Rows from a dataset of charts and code
■ ■ ■ ■ ■
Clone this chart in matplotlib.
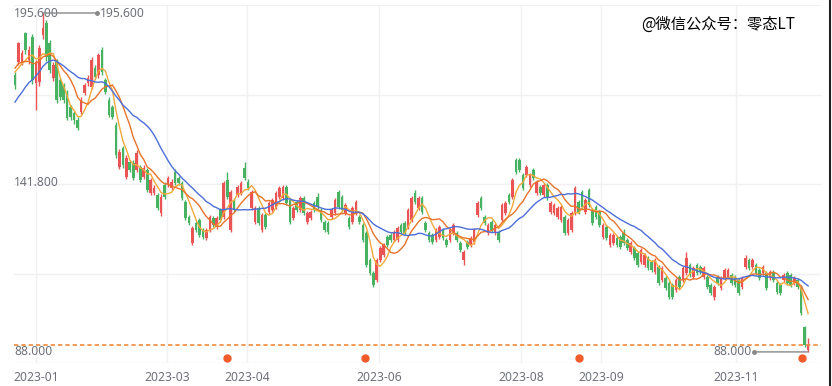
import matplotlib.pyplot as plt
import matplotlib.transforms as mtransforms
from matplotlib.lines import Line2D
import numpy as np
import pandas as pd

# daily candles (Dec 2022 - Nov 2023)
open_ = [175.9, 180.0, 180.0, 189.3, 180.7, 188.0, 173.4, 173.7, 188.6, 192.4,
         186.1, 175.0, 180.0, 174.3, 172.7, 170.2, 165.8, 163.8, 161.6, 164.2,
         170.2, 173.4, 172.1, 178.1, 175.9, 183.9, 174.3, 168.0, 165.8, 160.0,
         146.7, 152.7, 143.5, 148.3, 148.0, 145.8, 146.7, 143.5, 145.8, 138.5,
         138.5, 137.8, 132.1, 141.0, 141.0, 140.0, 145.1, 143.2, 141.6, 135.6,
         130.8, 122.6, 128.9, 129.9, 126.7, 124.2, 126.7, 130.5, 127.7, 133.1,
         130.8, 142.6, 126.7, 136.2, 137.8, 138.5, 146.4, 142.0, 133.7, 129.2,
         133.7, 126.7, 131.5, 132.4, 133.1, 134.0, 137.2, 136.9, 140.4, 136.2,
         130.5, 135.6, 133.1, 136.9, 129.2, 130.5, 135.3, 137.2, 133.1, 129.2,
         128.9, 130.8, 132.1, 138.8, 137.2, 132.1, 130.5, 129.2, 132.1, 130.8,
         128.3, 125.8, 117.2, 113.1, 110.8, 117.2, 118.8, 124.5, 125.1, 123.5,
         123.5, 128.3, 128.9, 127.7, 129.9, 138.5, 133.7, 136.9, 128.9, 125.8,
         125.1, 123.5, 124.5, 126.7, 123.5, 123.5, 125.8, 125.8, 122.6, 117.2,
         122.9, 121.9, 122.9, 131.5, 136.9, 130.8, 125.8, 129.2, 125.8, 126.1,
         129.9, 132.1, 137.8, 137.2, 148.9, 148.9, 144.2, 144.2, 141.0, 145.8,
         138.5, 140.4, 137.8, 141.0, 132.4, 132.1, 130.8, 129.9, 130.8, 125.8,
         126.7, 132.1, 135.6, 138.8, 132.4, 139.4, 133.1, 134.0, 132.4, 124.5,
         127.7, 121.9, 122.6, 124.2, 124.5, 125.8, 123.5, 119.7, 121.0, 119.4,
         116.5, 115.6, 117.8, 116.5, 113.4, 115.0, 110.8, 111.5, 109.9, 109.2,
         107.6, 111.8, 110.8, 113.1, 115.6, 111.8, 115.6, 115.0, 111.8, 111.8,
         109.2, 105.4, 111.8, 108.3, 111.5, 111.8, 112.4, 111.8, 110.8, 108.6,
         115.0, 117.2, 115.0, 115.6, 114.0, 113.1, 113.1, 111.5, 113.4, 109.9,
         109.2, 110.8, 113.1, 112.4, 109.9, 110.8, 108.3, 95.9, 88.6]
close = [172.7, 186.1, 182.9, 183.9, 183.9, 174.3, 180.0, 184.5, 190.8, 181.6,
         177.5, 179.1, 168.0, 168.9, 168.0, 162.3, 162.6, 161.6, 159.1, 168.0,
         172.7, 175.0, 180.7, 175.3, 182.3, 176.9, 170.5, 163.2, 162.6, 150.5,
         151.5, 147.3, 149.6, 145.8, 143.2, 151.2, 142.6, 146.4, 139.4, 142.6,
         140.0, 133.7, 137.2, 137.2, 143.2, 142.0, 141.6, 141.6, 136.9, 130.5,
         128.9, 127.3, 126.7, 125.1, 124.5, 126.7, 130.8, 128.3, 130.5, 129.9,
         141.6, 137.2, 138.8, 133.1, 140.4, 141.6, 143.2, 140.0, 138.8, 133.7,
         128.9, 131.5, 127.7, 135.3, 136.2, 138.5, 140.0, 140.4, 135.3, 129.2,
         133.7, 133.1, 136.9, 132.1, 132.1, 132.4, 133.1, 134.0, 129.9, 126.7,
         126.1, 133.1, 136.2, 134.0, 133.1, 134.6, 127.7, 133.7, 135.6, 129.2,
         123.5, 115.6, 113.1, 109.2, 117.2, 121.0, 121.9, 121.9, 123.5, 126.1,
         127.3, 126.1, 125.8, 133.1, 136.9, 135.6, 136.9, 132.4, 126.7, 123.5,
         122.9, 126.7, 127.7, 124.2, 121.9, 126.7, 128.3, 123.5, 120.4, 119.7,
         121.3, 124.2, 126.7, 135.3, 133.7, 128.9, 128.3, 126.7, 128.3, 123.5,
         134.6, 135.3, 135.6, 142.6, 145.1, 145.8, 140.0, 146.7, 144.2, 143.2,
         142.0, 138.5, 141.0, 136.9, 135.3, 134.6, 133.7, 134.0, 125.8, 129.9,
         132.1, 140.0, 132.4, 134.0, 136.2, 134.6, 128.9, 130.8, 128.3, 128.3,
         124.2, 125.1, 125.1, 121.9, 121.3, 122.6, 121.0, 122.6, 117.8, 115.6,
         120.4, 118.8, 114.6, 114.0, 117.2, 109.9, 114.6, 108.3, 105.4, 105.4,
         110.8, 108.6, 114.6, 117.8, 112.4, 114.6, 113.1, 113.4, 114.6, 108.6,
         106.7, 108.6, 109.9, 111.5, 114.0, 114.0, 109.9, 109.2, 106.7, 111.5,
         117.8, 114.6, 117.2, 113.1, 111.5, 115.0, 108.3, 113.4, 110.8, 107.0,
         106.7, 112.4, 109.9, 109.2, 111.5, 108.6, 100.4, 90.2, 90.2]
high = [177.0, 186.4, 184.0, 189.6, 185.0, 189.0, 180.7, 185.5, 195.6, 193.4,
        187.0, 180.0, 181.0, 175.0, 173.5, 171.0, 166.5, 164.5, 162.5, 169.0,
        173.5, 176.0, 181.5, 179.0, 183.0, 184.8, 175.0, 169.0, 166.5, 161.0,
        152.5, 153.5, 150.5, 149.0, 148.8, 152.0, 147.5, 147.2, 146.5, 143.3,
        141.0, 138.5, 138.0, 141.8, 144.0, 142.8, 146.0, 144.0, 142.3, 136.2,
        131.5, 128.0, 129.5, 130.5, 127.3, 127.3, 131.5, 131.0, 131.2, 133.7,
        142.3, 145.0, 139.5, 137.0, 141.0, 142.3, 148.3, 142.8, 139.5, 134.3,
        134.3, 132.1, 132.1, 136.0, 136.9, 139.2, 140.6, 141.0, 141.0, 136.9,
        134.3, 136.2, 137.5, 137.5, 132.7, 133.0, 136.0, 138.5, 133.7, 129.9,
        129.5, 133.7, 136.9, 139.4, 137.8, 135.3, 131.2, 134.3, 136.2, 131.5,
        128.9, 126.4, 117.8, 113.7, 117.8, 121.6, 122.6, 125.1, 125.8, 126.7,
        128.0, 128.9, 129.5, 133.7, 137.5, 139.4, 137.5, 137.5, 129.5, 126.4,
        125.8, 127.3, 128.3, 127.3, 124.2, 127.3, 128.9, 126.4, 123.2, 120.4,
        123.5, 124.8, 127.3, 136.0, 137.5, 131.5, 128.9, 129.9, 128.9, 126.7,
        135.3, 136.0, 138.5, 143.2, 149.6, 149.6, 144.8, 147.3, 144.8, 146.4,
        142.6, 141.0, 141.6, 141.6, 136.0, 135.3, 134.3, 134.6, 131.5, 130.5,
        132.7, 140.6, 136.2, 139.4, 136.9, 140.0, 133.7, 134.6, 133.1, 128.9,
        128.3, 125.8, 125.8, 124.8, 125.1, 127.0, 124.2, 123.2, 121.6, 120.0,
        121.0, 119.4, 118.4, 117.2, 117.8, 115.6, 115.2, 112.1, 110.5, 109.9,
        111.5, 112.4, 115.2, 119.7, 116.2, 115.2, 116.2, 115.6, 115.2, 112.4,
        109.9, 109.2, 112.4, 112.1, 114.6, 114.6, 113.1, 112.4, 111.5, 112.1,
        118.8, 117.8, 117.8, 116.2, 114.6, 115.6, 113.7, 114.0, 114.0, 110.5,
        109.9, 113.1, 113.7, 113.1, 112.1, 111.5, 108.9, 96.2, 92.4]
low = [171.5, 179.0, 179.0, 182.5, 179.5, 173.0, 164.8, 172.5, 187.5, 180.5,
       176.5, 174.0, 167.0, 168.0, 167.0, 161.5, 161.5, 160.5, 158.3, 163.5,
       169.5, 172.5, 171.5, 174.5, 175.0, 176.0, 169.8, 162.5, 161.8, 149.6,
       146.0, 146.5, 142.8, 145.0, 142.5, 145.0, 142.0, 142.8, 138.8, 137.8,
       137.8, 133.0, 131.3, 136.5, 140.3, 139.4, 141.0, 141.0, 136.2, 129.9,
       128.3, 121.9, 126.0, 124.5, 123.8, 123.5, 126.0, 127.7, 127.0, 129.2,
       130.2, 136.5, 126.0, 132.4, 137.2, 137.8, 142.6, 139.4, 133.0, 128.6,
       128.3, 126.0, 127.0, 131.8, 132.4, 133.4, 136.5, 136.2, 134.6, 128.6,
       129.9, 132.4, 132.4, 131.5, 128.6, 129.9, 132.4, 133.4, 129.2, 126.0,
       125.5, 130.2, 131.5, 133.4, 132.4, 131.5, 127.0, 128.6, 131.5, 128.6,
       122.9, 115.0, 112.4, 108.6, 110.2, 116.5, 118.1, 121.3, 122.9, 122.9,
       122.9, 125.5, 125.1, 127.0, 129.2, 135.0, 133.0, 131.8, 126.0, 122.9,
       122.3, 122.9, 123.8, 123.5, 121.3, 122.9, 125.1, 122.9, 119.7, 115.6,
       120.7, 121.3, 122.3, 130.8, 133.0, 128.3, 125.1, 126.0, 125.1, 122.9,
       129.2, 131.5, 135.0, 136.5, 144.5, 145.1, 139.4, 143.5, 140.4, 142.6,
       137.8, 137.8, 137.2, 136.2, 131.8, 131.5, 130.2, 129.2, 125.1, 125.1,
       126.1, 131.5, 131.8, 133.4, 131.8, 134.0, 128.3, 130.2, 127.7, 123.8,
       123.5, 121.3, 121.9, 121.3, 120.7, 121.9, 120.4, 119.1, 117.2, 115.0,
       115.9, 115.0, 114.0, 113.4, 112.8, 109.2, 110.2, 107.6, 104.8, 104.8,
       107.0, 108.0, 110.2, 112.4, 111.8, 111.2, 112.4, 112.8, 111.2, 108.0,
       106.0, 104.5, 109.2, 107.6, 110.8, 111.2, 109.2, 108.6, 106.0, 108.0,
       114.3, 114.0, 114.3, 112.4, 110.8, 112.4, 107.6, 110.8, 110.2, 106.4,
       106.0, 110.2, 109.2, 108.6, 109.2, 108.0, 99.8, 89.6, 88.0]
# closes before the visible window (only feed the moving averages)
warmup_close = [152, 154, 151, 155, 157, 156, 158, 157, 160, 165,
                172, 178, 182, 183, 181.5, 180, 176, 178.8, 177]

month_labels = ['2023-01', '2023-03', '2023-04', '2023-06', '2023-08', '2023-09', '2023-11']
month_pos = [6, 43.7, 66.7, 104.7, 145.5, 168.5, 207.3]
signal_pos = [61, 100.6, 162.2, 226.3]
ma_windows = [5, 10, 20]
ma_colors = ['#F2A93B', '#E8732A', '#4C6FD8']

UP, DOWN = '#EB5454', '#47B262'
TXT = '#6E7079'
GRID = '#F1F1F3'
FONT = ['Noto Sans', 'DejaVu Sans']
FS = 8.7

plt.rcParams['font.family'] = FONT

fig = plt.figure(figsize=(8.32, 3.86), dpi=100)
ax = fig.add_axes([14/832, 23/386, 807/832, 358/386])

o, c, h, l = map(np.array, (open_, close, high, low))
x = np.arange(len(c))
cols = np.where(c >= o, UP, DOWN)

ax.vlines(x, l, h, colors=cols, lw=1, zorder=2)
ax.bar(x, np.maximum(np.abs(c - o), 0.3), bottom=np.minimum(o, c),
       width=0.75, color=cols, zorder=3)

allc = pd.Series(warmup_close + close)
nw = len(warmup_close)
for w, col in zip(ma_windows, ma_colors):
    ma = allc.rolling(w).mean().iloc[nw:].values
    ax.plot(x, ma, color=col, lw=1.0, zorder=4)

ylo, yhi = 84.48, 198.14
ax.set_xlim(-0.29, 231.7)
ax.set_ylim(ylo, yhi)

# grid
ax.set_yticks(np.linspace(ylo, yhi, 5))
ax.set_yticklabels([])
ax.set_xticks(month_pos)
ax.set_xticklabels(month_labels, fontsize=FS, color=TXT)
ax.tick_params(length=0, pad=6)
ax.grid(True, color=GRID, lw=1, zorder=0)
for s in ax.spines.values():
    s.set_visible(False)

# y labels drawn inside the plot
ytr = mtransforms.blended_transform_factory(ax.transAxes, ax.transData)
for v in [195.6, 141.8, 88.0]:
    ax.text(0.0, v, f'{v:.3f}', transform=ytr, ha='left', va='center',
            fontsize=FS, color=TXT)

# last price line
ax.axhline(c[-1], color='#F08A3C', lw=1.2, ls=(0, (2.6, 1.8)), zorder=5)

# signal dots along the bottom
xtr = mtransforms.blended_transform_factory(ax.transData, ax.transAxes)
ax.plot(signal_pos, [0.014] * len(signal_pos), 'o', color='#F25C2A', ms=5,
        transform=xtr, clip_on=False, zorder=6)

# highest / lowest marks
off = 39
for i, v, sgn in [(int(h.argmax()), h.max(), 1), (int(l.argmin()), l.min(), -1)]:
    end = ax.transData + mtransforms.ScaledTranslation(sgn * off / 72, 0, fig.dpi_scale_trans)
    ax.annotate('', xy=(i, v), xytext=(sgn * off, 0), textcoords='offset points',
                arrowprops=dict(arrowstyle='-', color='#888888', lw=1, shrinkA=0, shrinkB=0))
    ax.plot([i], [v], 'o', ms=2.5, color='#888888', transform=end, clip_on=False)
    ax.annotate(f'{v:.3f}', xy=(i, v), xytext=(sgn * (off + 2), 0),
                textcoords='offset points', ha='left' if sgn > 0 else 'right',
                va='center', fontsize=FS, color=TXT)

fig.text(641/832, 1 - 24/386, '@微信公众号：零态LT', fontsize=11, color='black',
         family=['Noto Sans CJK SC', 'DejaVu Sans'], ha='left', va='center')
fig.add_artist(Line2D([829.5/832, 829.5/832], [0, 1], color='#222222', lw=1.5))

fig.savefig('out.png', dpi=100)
■ ■ ■ ■ ■
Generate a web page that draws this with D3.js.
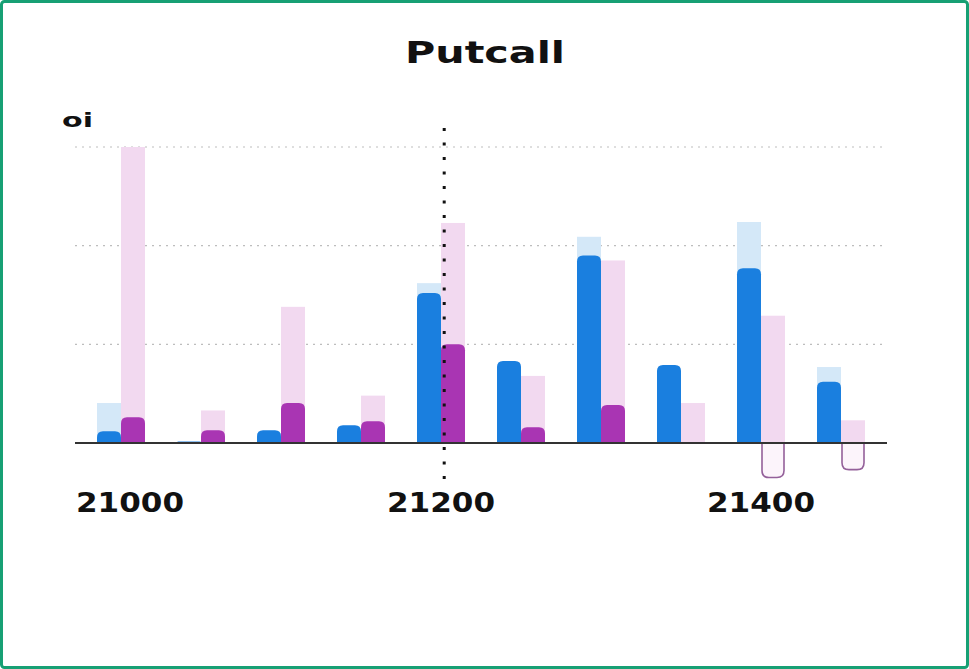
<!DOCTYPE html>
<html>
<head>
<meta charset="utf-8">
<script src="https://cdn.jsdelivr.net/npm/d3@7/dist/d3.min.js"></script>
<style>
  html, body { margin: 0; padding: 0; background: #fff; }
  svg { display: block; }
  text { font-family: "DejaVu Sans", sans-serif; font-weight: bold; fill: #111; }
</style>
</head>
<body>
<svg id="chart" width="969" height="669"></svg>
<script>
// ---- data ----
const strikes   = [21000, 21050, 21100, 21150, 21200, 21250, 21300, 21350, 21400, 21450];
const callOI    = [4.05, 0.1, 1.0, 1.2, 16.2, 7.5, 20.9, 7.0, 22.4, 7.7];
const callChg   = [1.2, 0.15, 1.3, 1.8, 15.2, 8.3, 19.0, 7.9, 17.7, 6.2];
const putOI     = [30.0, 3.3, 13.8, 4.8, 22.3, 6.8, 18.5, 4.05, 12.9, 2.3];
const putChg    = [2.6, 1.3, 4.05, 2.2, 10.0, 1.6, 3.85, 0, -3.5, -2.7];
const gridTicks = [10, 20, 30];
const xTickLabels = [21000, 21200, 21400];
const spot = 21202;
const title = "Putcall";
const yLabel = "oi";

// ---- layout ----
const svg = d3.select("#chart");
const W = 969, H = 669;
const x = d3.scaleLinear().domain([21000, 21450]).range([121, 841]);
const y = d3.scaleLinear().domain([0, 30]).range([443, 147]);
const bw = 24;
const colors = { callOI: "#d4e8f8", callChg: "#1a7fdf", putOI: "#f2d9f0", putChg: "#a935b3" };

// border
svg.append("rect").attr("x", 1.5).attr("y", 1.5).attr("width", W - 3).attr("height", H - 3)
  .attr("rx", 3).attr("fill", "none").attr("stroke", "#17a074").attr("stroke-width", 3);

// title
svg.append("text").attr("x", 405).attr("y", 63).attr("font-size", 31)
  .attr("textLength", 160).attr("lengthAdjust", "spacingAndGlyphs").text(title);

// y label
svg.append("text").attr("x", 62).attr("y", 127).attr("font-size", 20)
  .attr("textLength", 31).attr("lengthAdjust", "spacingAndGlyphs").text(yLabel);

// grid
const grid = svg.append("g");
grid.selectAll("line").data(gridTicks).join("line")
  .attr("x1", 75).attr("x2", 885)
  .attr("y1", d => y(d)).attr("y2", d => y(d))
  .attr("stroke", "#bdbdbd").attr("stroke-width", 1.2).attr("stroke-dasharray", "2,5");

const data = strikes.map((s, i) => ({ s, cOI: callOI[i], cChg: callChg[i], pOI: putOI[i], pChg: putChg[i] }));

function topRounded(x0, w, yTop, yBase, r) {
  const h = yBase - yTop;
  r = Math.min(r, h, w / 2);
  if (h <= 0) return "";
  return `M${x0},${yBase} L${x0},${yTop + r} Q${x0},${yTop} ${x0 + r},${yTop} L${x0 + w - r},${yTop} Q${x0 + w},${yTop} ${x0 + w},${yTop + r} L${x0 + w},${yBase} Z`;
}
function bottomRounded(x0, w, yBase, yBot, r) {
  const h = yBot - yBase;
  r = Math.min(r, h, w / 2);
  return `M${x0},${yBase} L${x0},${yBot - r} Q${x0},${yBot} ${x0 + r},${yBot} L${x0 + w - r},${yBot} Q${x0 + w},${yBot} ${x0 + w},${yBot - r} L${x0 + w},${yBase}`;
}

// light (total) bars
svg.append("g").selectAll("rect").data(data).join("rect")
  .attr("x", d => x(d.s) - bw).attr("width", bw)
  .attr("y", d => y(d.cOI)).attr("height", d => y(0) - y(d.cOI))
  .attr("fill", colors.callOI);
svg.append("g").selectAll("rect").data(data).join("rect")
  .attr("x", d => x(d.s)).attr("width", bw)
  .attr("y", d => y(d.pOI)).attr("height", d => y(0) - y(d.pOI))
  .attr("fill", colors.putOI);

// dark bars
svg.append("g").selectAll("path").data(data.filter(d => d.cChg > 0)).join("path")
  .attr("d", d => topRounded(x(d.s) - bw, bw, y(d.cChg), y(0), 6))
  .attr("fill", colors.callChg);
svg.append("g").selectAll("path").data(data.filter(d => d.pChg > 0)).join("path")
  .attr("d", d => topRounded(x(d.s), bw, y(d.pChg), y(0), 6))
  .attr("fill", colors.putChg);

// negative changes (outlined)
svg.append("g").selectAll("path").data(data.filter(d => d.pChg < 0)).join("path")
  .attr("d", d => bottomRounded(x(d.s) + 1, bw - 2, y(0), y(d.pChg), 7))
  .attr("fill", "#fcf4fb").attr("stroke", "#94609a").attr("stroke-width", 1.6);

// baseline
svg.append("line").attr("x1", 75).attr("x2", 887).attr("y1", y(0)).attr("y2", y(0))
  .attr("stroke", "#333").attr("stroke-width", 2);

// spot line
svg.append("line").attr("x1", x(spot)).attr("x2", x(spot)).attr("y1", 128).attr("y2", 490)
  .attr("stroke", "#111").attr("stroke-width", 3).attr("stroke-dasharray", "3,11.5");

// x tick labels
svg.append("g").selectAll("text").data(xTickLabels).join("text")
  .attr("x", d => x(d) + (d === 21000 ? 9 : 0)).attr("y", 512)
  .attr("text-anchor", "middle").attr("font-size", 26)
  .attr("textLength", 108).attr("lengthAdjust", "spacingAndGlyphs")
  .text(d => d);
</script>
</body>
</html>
■ ■ ■ ■ ■
PROMPT:
Up in the listing, locate the line with "Clone this chart in matplotlib."; print it and every line after it down to the line with "import pandas as pd", which is included too. Skip the pictures.

COMPLETED EXERCISE:
Clone this chart in matplotlib.
import matplotlib.pyplot as plt
import matplotlib.transforms as mtransforms
from matplotlib.lines import Line2D
import numpy as np
import pandas as pd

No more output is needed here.